Through a spokesman, Skandera declined requests for an interview.
In Maine, the foundation drafted a 2012 executive order, signed by Republican Gov. Paul LePage, directing the state to develop a plan to expand digital learning. LePage wrote that the policy should adopt the “10 Elements of High Quality Digital Learning” — a creation of Bush’s foundation that called for the elimination of legal and regulatory barriers to online education. He issued the order on Feb. 1 because the foundation designated it the first “National Digital Learning Day.”
Foundation staff members celebrated the move, telling Bowen in emails that Maine was “the first to issue an executive order on the 10 elements, which is spectacular.”
Bowen said that Chiefs for Change was just one organization among many that help states craft education policy. “As a policymaker, you’re always looking for good ideas, some other state that’s tried something, some other governor or legislator or state ed chief that has a good idea,” he said.
The foundation also helped at least one of its chiefs make political connections. Soon after Tony Bennett was elected Indiana superintendent of public instruction in 2009, he joined Chiefs for Change and went about implementing the Bush formula, creating an A-to-F school grading system and a reading requirement for third-graders while instituting vouchers for private schools, expanding charter schools and embracing Common Core.

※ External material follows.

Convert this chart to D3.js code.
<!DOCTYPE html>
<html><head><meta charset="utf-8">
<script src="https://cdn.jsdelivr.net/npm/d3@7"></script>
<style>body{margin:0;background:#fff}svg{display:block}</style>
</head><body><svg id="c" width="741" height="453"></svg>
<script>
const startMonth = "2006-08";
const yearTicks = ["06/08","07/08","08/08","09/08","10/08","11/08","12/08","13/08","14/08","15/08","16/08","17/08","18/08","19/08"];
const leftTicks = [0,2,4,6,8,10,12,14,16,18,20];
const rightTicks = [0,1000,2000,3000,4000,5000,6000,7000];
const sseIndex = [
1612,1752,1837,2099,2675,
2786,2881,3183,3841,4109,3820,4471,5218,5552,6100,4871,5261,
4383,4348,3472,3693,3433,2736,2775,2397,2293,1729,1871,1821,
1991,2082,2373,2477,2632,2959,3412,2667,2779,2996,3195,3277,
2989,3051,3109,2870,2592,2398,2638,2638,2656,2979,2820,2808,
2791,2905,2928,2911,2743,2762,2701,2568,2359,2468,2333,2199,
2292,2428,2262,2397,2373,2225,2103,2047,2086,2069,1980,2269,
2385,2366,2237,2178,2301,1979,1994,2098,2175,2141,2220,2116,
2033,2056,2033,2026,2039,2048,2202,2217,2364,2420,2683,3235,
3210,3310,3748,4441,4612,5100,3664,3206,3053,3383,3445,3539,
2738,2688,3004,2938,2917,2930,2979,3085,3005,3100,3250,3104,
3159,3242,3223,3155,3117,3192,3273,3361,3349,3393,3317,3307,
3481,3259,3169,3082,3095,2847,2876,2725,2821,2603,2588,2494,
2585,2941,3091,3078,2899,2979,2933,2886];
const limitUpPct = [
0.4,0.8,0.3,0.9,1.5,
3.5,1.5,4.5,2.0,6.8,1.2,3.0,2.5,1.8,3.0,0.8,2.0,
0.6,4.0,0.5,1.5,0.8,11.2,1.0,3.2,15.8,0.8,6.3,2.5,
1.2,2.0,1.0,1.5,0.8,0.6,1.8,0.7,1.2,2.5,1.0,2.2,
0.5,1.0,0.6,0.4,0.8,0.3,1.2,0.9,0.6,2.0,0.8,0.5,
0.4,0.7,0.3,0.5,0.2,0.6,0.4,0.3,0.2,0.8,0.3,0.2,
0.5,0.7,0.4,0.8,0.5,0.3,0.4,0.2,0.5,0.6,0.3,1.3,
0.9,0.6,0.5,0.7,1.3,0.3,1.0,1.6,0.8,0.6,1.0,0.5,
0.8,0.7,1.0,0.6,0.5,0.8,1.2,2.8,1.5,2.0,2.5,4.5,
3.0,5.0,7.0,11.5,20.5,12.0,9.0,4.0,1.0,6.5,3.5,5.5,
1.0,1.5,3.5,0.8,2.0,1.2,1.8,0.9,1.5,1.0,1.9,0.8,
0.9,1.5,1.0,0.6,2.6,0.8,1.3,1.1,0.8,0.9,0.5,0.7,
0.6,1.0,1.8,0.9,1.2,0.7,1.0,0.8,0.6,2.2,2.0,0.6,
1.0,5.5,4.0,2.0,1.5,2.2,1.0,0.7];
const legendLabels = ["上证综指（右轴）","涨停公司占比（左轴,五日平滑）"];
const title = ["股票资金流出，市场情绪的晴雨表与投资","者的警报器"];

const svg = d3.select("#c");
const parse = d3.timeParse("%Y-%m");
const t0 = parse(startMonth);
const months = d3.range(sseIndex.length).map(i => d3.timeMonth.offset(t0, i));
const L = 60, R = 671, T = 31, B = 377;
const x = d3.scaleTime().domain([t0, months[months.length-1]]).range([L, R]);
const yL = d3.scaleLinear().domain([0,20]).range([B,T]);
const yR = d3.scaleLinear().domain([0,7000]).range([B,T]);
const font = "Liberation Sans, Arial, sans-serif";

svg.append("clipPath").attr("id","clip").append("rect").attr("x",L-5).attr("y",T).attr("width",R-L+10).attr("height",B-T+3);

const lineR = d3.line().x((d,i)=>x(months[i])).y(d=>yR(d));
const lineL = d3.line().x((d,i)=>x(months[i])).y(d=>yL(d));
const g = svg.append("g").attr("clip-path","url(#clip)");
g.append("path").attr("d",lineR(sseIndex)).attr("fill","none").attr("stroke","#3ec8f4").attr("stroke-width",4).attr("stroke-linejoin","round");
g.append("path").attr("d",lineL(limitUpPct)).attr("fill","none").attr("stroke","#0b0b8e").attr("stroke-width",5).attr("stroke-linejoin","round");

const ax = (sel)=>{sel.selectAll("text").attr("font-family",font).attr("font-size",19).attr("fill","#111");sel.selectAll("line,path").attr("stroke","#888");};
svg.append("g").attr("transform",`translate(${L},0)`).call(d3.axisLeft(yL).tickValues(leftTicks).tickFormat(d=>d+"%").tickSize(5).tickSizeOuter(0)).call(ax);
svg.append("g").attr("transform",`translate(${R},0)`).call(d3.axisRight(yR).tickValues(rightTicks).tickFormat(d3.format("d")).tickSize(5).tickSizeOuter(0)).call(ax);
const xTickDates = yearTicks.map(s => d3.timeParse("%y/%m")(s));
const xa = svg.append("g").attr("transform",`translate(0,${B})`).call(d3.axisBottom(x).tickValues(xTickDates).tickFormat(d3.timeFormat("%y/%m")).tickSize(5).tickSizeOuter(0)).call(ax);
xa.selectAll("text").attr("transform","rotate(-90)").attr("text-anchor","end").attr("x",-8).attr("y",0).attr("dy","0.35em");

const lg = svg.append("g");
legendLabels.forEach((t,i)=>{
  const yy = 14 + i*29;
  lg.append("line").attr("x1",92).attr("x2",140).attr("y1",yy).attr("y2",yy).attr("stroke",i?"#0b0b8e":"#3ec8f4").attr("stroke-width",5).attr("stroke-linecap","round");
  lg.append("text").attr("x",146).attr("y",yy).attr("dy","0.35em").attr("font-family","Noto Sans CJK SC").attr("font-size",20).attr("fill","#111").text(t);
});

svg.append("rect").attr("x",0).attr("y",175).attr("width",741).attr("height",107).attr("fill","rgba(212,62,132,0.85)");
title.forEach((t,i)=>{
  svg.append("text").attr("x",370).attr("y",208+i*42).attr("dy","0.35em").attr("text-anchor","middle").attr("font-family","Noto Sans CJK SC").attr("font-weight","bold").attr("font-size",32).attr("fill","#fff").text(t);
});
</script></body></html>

At its national summit in 2011, the foundation held a fundraiser for Bennett, who was facing reelection in 2012. Several foundation sponsors — including members of the Walton family, Connections Academy, Houghton Mifflin, K12 and McGraw-Hill — contributed to his campaign.
Bennett was defeated by a union-backed former teacher who rode a wave of parent anger over Bennett’s agenda.
Bennett was later hired as Florida’s education commissioner but soon resigned amid reports that in Indiana he had ordered a grade changed from a C to an A for a charter school run by a GOP donor.